A group of software experts in Birmingham are hoping to become ‘ethical hackers’ to hunt down holes in the security net for companies.

Xiphos Research Labs, based in the Jewellery Quarter, was founded by the computer defence experts of a number of international corporations.

And they are now looking to create their own computer programming language to build systems that are hacker-proof.

Director and co-founder Michael Kemp and about half a dozen collaborators in the UK and the US started Xiphos in December last year. They had all met at an international conference on computer security. There are now five people working for the firm in Birmingham and two more in the US.

The team had all formerly worked as security consultants in large corporations like KPMG and Ernst & Young, but decided to take their skills outside to look for holes in the security net.

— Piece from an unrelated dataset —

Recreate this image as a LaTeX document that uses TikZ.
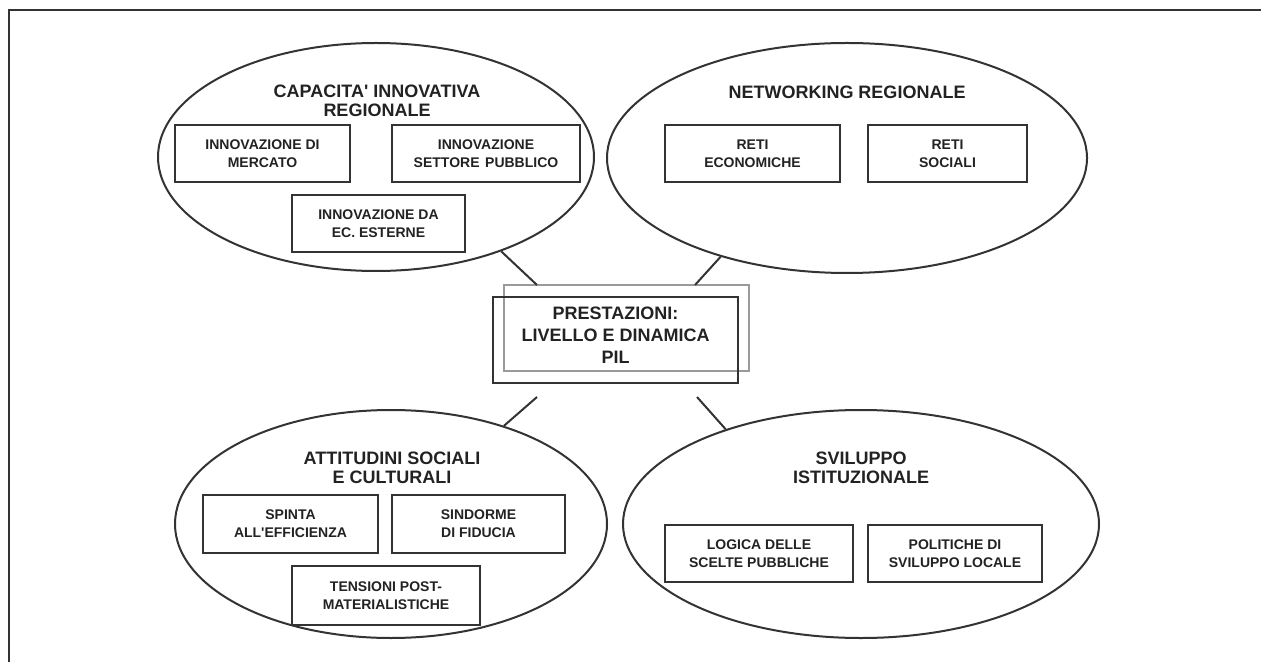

The digital gamekeepers-turned-poachers have created a project called Crossbow that searches systems for security issues and can then be set to exploit them. The team has also started working on developing its own coding language from the ground up, which they said would mean they could run more secure software.

And as well as the software packages, the developers are looking to offer specialist security consulting services, which involves trying to break into other companies’ applications and networks to find weak spots.

They are aiming to take on large international software companies in winning custom with security firms, and eventually dealing with businesses directly.

Mr Kemp said: “From an ethical hacking point of view, what we wanted to do is offer a high level penetration testing service. But the ultimate goal was basically to rewrite the rulebook.

“What we wanted to do is to get our own coding language, so we can be secure from the ground up. Because we have our own language set we can write our own resources, and get it to a far higher level in relation to security.

"I can, in all honesty, say that potentially we have not only an industry-redefining product with Crossbow, but are sat on potentially the most secure operating system in the world.

“There are lots and lots of other security systems out there, but we have developed this not just to tell people what holes there are there, but it also exploits those holes.”

The operating system is due to launch within a year, he said, but there was more research to be done.

He said hacking through security had led to one of the worst fraud cases of recent times. In 2007 hackers stole information from at least 45 million cards used by customers of the chain that owns TK Maxx. The estimated total cost of the security breach to the firm was put as high as £800 million.

And Mr Kemp said he hoped Xiphos could be the solution for a growing number of companies in the future.

He said: “Just as Apple and Microsoft had to face IBM back in the seventies, we now have to face those companies, plus Google, plus all the computer security companies.

‘‘We are very new, very small, but also don’t like to be shoved around. Our primary motivator is to hopefully make the world of computing more secure.”